Whenever you don’t feel up to doing something, perhaps due to tiredness or simply because you aren’t in the mood, you can use the phrase Non mi va! which roughly translates as I don’t feel like it! / I don’t fancy it! / It doesn’t sit well with me! in English.
This expression is made up of three parts: non (negation) + mi (to/for me) + va (third person, present tense of andare: to go), so it literally translates as (It) doesn’t go for me.
Vuoi mangiare fuori stasera? – No, non mi va.
Do you want to eat out tonight? – No, I don’t feel like it.
Although it can be used on its own, it is often combined with the preposition di and an additional clause. For example:
- Non mi va di andare al lavoro. = I don’t feel like going to work.
- Non mi va di mangiare la pizza. = I don’t fancy eating pizza.
- Non mi va di vedere questa trasmissione. = I don’t feel like watching this program.
Italians often stick the adverb tanto (much, a lot) onto the end to tone down the bluntness the phrase.
Non mi va tanto di vedere un film.
I don’t really feel like watching a movie.

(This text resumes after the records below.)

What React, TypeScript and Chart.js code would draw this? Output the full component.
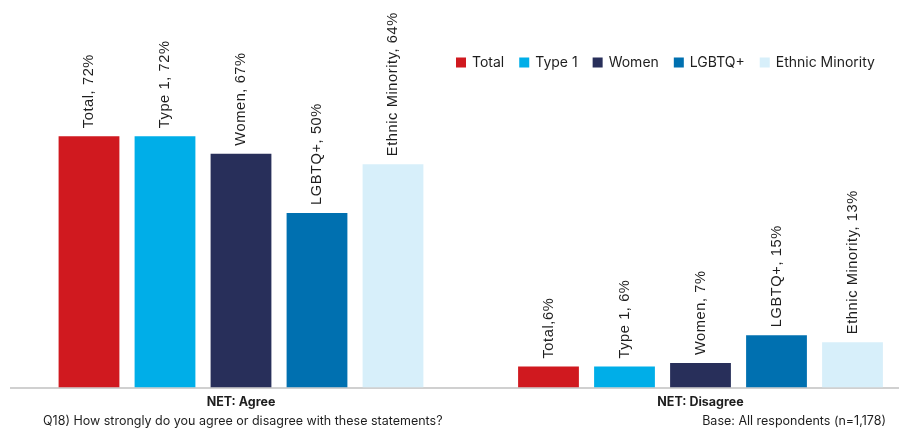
import React, { useEffect, useRef } from "react";
import { Chart, registerables } from "chart.js";

Chart.register(...registerables);

// Survey categories and respondent groups
const categories = ["NET: Agree", "NET: Disagree"];
const seriesNames = ["Total", "Type 1", "Women", "LGBTQ+", "Ethnic Minority"];

// Percentages per group, in category order
const totalValues = [72, 6];
const type1Values = [72, 6];
const womenValues = [67, 7];
const lgbtqValues = [50, 15];
const ethnicValues = [64, 13];

// Separator between name and value in each bar label
const totalSeparators = [", ", ","];
const defaultSeparators = [", ", ", "];

const seriesColors = ["#d0191f", "#00aee8", "#282f5a", "#0070b0", "#d7effa"];

const questionNote = "Q18) How strongly do you agree or disagree with these statements?";
const baseNote = "Base: All respondents (n=1,178)";

const TEXT_COLOR = "#1e1e1e";
const UI_FONT = "Inter, Roboto, sans-serif";

const barLabelPlugin = {
  id: "barLabels",
  afterDatasetsDraw(chart: any) {
    const ctx = chart.ctx;
    ctx.save();
    ctx.fillStyle = TEXT_COLOR;
    ctx.font = "14.6px 'Liberation Sans', Arial, sans-serif";
    (ctx as any).letterSpacing = "0.6px";
    ctx.textAlign = "left";
    ctx.textBaseline = "middle";
    chart.data.datasets.forEach((ds: any, di: number) => {
      const meta = chart.getDatasetMeta(di);
      meta.data.forEach((bar: any, i: number) => {
        const seps = ds.separators as string[];
        const text = `${ds.label}${seps[i]}${ds.data[i]}%`;
        ctx.save();
        ctx.translate(bar.x, bar.y - 8);
        ctx.rotate(-Math.PI / 2);
        ctx.fillText(text, 0, 0);
        ctx.restore();
      });
    });
    ctx.restore();
  },
};

const legendPlugin = {
  id: "customLegend",
  afterDraw(chart: any) {
    const ctx = chart.ctx;
    ctx.save();
    ctx.font = `14px ${UI_FONT}`;
    ctx.textBaseline = "middle";
    ctx.textAlign = "left";
    let x = 456;
    const cy = 62.5;
    chart.data.datasets.forEach((ds: any) => {
      ctx.fillStyle = ds.backgroundColor;
      ctx.fillRect(x, cy - 5, 10, 10);
      x += 16;
      ctx.fillStyle = TEXT_COLOR;
      ctx.fillText(ds.label, x, cy);
      x += ctx.measureText(ds.label).width + 15;
    });
    ctx.restore();
  },
};

const footnotePlugin = {
  id: "footnotes",
  afterDraw(chart: any) {
    const ctx = chart.ctx;
    ctx.save();
    ctx.font = `12.5px ${UI_FONT}`;
    ctx.fillStyle = TEXT_COLOR;
    ctx.textBaseline = "middle";
    ctx.textAlign = "left";
    ctx.fillText(questionNote, 43, 421.5);
    ctx.textAlign = "right";
    ctx.fillText(baseNote, 886, 421.5);
    ctx.restore();
  },
};

export default function App() {
  const canvasRef = useRef<HTMLCanvasElement | null>(null);

  useEffect(() => {
    if (!canvasRef.current) return;
    const valueSets = [totalValues, type1Values, womenValues, lgbtqValues, ethnicValues];
    const chart = new Chart(canvasRef.current, {
      type: "bar",
      data: {
        labels: categories,
        datasets: seriesNames.map((name, i) => ({
          label: name,
          data: valueSets[i],
          backgroundColor: seriesColors[i],
          separators: i === 0 ? totalSeparators : defaultSeparators,
          categoryPercentage: 0.827,
          barPercentage: 0.8,
        })) as any,
      },
      options: {
        responsive: false,
        animation: false,
        devicePixelRatio: 1,
        layout: { padding: { left: 11.25, right: 4.75, top: 38.5, bottom: 12.5 } },
        plugins: {
          legend: { display: false },
          tooltip: { enabled: false },
        },
        scales: {
          x: {
            grid: { display: false, drawTicks: false },
            border: { display: true, color: "#d0d0d0", width: 2 },
            ticks: {
              color: TEXT_COLOR,
              padding: 7,
              font: { family: UI_FONT, size: 12.5, weight: "bold" },
            },
          },
          y: {
            display: false,
            min: 0,
            max: 100,
          },
        },
      },
      plugins: [barLabelPlugin, legendPlugin, footnotePlugin],
    });
    return () => chart.destroy();
  }, []);

  return (
    <div
      style={{
        position: "fixed",
        left: 0,
        top: 0,
        width: 899,
        height: 429,
        overflow: "hidden",
        background: "#ffffff",
      }}
    >
      <canvas ref={canvasRef} width={935} height={429} style={{ display: "block" }} />
    </div>
  );
}
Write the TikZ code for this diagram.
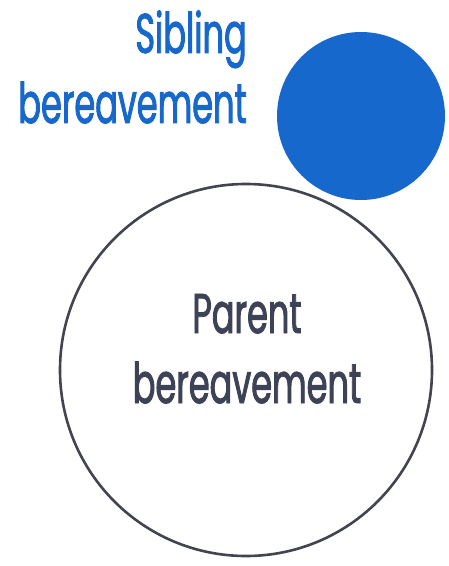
\documentclass[tikz,border=0pt]{standalone}
\usepackage{fontspec}
\setmainfont[FakeStretch=0.6,FakeBold=1.6]{Poppins}
\usetikzlibrary{positioning}
\definecolor{sibblue}{RGB}{22,104,204}
\definecolor{partxt}{RGB}{62,66,86}
\definecolor{parline}{RGB}{66,68,80}
\tikzset{
  sibcirc/.style = { circle, fill=sibblue, inner sep=0pt, minimum size=168bp },
  parcirc/.style = { circle, draw=parline, line width=2.6bp, inner sep=0pt, minimum size=372bp },
  lbl/.style     = { inner sep=0pt, font=\fontsize{56bp}{70bp}\selectfont }
}
\begin{document}
\begin{tikzpicture}[x=1bp,y=-1bp]
  \useasboundingbox (0,0) rectangle (449,566);
  % sibling loss, top right
  \node[sibcirc] (sib) at (361,116) {};
  \node[lbl, text=sibblue, align=right, anchor=base east] (sibtxt) at (247,123) {Sibling\\bereavement};
  % parent loss
  \node[parcirc] (par) at (246,370) {};
  \node[lbl, text=partxt, align=center, anchor=base] (partxt) at (247,403) {Parent\\bereavement};
\end{tikzpicture}
\end{document}
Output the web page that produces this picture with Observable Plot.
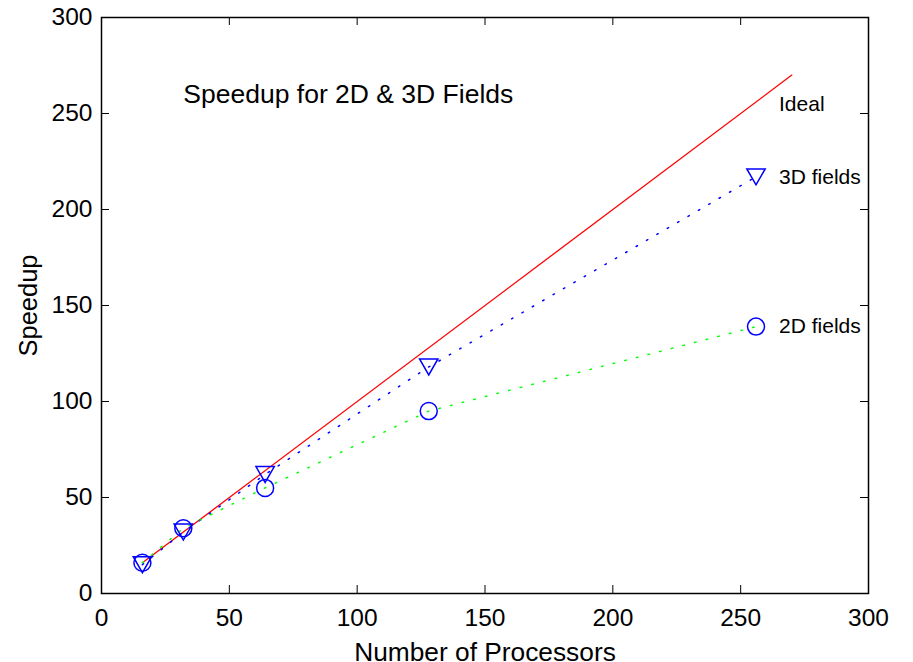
<!DOCTYPE html>
<html><head><meta charset="utf-8">
<script src="https://cdn.jsdelivr.net/npm/d3@7"></script>
<script src="https://cdn.jsdelivr.net/npm/@observablehq/plot@0.6"></script>
<style>html,body{margin:0;padding:0;background:#fff} svg{display:block}</style>
</head><body><div id="chart"></div>
<script>
// ---- data ----
const processors = [16, 32, 64, 128, 256];
const speedup3D = [15, 32, 62, 118, 217];
const speedup2D = [16, 34, 55, 95, 139];
const idealX = [16, 270];
const xTicks = [0, 50, 100, 150, 200, 250, 300];
const yTicks = [0, 50, 100, 150, 200, 250, 300];
const labelNames = ["Ideal", "3D fields", "2D fields"];
const labelX = [265, 265, 265];
const labelY = [255, 217, 139];
const titleText = "Speedup for 2D & 3D Fields";
const titleX = 32, titleY = 260;
const xLabel = "Number of Processors";
const yLabel = "Speedup";

// ---- tables ----
const ideal = idealX.map(v => ({x: v, y: v}));
const s3 = processors.map((p, i) => ({x: p, y: speedup3D[i]}));
const s2 = processors.map((p, i) => ({x: p, y: speedup2D[i]}));
const labels = labelNames.map((t, i) => ({t, x: labelX[i], y: labelY[i]}));

const W = 913, H = 662, mL = 101, mR = 45, mT = 17, mB = 69;
const innerW = W - mL - mR, innerH = H - mT - mB, tk = 8;

const triangleDown = {
  draw(ctx, size) {
    const w = Math.sqrt(size) * 1.4, h = w * 0.866;
    ctx.moveTo(-w / 2, -h / 2);
    ctx.lineTo(w / 2, -h / 2);
    ctx.lineTo(0, h / 2);
    ctx.closePath();
  }
};

const blue = "#0000ff", green = "#00ff00", red = "#ff0000";

const chart = Plot.plot({
  width: W, height: H,
  marginLeft: mL, marginRight: mR, marginTop: mT, marginBottom: mB,
  style: {fontFamily: "'Liberation Sans', Arial, Helvetica, sans-serif", fontSize: "24px", color: "#000", background: "#fff"},
  x: {domain: [0, 300]},
  y: {domain: [0, 300]},
  marks: [
    // inward ticks on all four sides
    Plot.tickX(xTicks, {x: d => d, insetTop: innerH - tk, stroke: "#000"}),
    Plot.tickX(xTicks, {x: d => d, insetBottom: innerH - tk, stroke: "#000"}),
    Plot.tickY(yTicks, {y: d => d, insetRight: innerW - tk, stroke: "#000"}),
    Plot.tickY(yTicks, {y: d => d, insetLeft: innerW - tk, stroke: "#000"}),
    Plot.axisX(xTicks, {tickSize: 0, tickPadding: 15, label: null, fontSize: 24.5}),
    Plot.axisY(yTicks, {tickSize: 0, tickPadding: 9, label: null, fontSize: 24.5}),
    Plot.frame({stroke: "#000", strokeWidth: 1.5}),
    // ideal
    Plot.line(ideal, {x: "x", y: "y", stroke: red, strokeWidth: 1.3}),
    // series lines
    Plot.line(s3, {x: "x", y: "y", stroke: blue, strokeWidth: 1.5, strokeDasharray: "1.5,10.5"}),
    Plot.line(s2, {x: "x", y: "y", stroke: green, strokeWidth: 1.5, strokeDasharray: "1.5,10.5"}),
    // markers
    Plot.dot(s3, {x: "x", y: "y", r: 7.4, symbol: triangleDown, stroke: blue, strokeWidth: 1.5, fill: "none"}),
    Plot.dot(s2, {x: "x", y: "y", r: 8.5, symbol: "circle", stroke: blue, strokeWidth: 1.5, fill: "none"}),
    // annotations
    Plot.text(labels, {x: "x", y: "y", text: "t", textAnchor: "start", fontSize: 21, fill: "#000"}),
    Plot.text([titleText], {x: titleX, y: titleY, text: d => d, textAnchor: "start", fontSize: 26.5, fill: "#000"}),
    Plot.text([xLabel], {frameAnchor: "bottom", dy: 67, lineAnchor: "bottom", textAnchor: "middle", text: d => d, fontSize: 26.3, fill: "#000"}),
    Plot.text([yLabel], {frameAnchor: "left", dx: -65, rotate: -90, lineAnchor: "bottom", textAnchor: "middle", text: d => d, fontSize: 25.5, fill: "#000"})
  ]
});
document.getElementById("chart").appendChild(chart);
</script>
</body></html>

Be aware that this phrase is only used for momentary feelings or whims, not long term plans that require careful thought. For example, it would be somewhat strange to say Non mi va di iscrivermi all’università (I don’t feel like registering for university) because entering university is something that calls for careful planning.
Alternative ways of saying the same thing include:
- Non me la sento di… (I don’t feel like… / I don’t feel up to…)
- Non ho voglia di… (I don’t want to…)
Of course, the affirmative phrase Mi va! exists as well, but the negative form is far more common. You are also bound to encounter the interrogative Ti va? which means Do you feel like it?
Ti va di prendere un caffè? – Sì, perché no?
Do you feel like getting a coffee? – Okay, why not?